[Saved entries]
========================

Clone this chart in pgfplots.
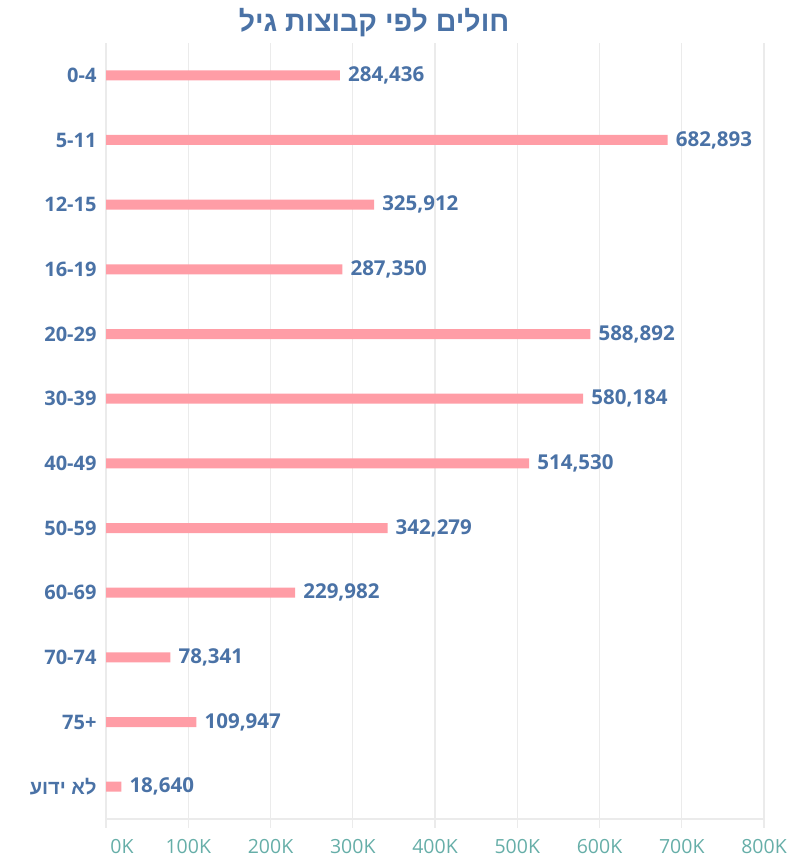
\documentclass[border=0pt]{standalone}
\usepackage{pgfplots}
\pgfplotsset{compat=1.18}
\usepackage{fontspec}
\setmainfont{Open Sans}
\newfontfamily\hebfont[Script=Hebrew]{Liberation Sans}
\TeXXeTstate=1
\definecolor{bluetxt}{HTML}{4A72A6}
\definecolor{barpink}{HTML}{FF9DA6}
\definecolor{tickteal}{HTML}{66AEA8}
\definecolor{gridgray}{HTML}{EBEBEB}
\begin{document}
\begin{tikzpicture}[x=1pt,y=1pt]
\path (0,0) rectangle (803,858);
\node[text=bluetxt, font=\hebfont\bfseries\fontsize{28.5}{28.5}\selectfont] at (374,835) {\beginR חולים לפי קבוצות גיל\endR};
\begin{axis}[
  at={(106pt,39pt)}, anchor=south west,
  scale only axis, width=658pt, height=776pt,
  xbar, bar width=10pt,
  xmin=0, xmax=800000, ymin=-0.5, ymax=11.5, y dir=reverse,
  scaled x ticks=false,
  axis x line*=bottom, axis y line*=left,
  axis line style={-},
  x axis line style={draw=gridgray, line width=1.2pt},
  y axis line style={draw=none},
  ytick={0,...,11},
  yticklabels={0-4,5-11,12-15,16-19,20-29,30-39,40-49,50-59,60-69,70-74,75+,{\hebfont\bfseries\beginR לא ידוע\endR}},
  ytick style={draw=none},
  yticklabel style={font=\bfseries\fontsize{20}{20}\selectfont, text=bluetxt, anchor=east, xshift=3pt},
  xtick={0,100000,200000,300000,400000,500000,600000,700000,800000},
  xticklabels={\hspace*{32pt}0K,100K,200K,300K,400K,500K,600K,700K,800K},
  xticklabel style={font=\fontsize{19.5}{19.5}\selectfont, text=tickteal, yshift=-8pt},
  tick align=outside, major tick length=9pt,
  xtick style={draw=gridgray, line width=1.2pt},
  xmajorgrids, grid style={draw=gridgray, line width=1.2pt},
  nodes near coords, point meta=explicit symbolic,
  nodes near coords style={font=\bfseries\fontsize{20.5}{20.5}\selectfont, text=bluetxt, anchor=west, inner sep=2pt, xshift=6pt},
]
\addplot[fill=barpink, draw=none] coordinates {
(284436,0) [284,436]
(682893,1) [682,893]
(325912,2) [325,912]
(287350,3) [287,350]
(588892,4) [588,892]
(580184,5) [580,184]
(514530,6) [514,530]
(342279,7) [342,279]
(229982,8) [229,982]
(78341,9) [78,341]
(109947,10) [109,947]
(18640,11) [18,640]
};
\end{axis}
\end{tikzpicture}
\end{document}
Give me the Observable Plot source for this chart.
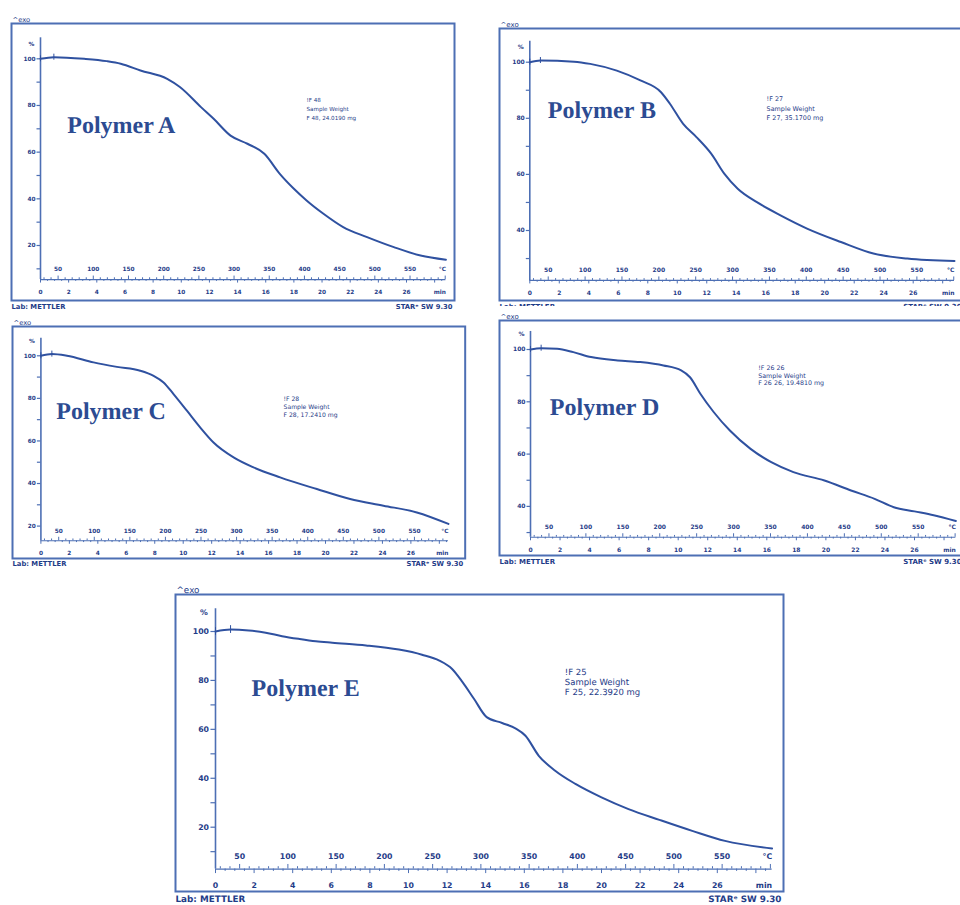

========================

Do this:
Repeat all of the data above word for word, minus the pictures.

Final result:
Clone this chart in pgfplots.
\documentclass[border=0pt]{standalone}
\usepackage{pgfplots}
\pgfplotsset{compat=1.18}
\usepackage{fontspec}
\setmainfont{Open Sans}
\newfontfamily\hebfont[Script=Hebrew]{Liberation Sans}
\TeXXeTstate=1
\definecolor{bluetxt}{HTML}{4A72A6}
\definecolor{barpink}{HTML}{FF9DA6}
\definecolor{tickteal}{HTML}{66AEA8}
\definecolor{gridgray}{HTML}{EBEBEB}
\begin{document}
\begin{tikzpicture}[x=1pt,y=1pt]
\path (0,0) rectangle (803,858);
\node[text=bluetxt, font=\hebfont\bfseries\fontsize{28.5}{28.5}\selectfont] at (374,835) {\beginR חולים לפי קבוצות גיל\endR};
\begin{axis}[
  at={(106pt,39pt)}, anchor=south west,
  scale only axis, width=658pt, height=776pt,
  xbar, bar width=10pt,
  xmin=0, xmax=800000, ymin=-0.5, ymax=11.5, y dir=reverse,
  scaled x ticks=false,
  axis x line*=bottom, axis y line*=left,
  axis line style={-},
  x axis line style={draw=gridgray, line width=1.2pt},
  y axis line style={draw=none},
  ytick={0,...,11},
  yticklabels={0-4,5-11,12-15,16-19,20-29,30-39,40-49,50-59,60-69,70-74,75+,{\hebfont\bfseries\beginR לא ידוע\endR}},
  ytick style={draw=none},
  yticklabel style={font=\bfseries\fontsize{20}{20}\selectfont, text=bluetxt, anchor=east, xshift=3pt},
  xtick={0,100000,200000,300000,400000,500000,600000,700000,800000},
  xticklabels={\hspace*{32pt}0K,100K,200K,300K,400K,500K,600K,700K,800K},
  xticklabel style={font=\fontsize{19.5}{19.5}\selectfont, text=tickteal, yshift=-8pt},
  tick align=outside, major tick length=9pt,
  xtick style={draw=gridgray, line width=1.2pt},
  xmajorgrids, grid style={draw=gridgray, line width=1.2pt},
  nodes near coords, point meta=explicit symbolic,
  nodes near coords style={font=\bfseries\fontsize{20.5}{20.5}\selectfont, text=bluetxt, anchor=west, inner sep=2pt, xshift=6pt},
]
\addplot[fill=barpink, draw=none] coordinates {
(284436,0) [284,436]
(682893,1) [682,893]
(325912,2) [325,912]
(287350,3) [287,350]
(588892,4) [588,892]
(580184,5) [580,184]
(514530,6) [514,530]
(342279,7) [342,279]
(229982,8) [229,982]
(78341,9) [78,341]
(109947,10) [109,947]
(18640,11) [18,640]
};
\end{axis}
\end{tikzpicture}
\end{document}
Give me the Observable Plot source for this chart.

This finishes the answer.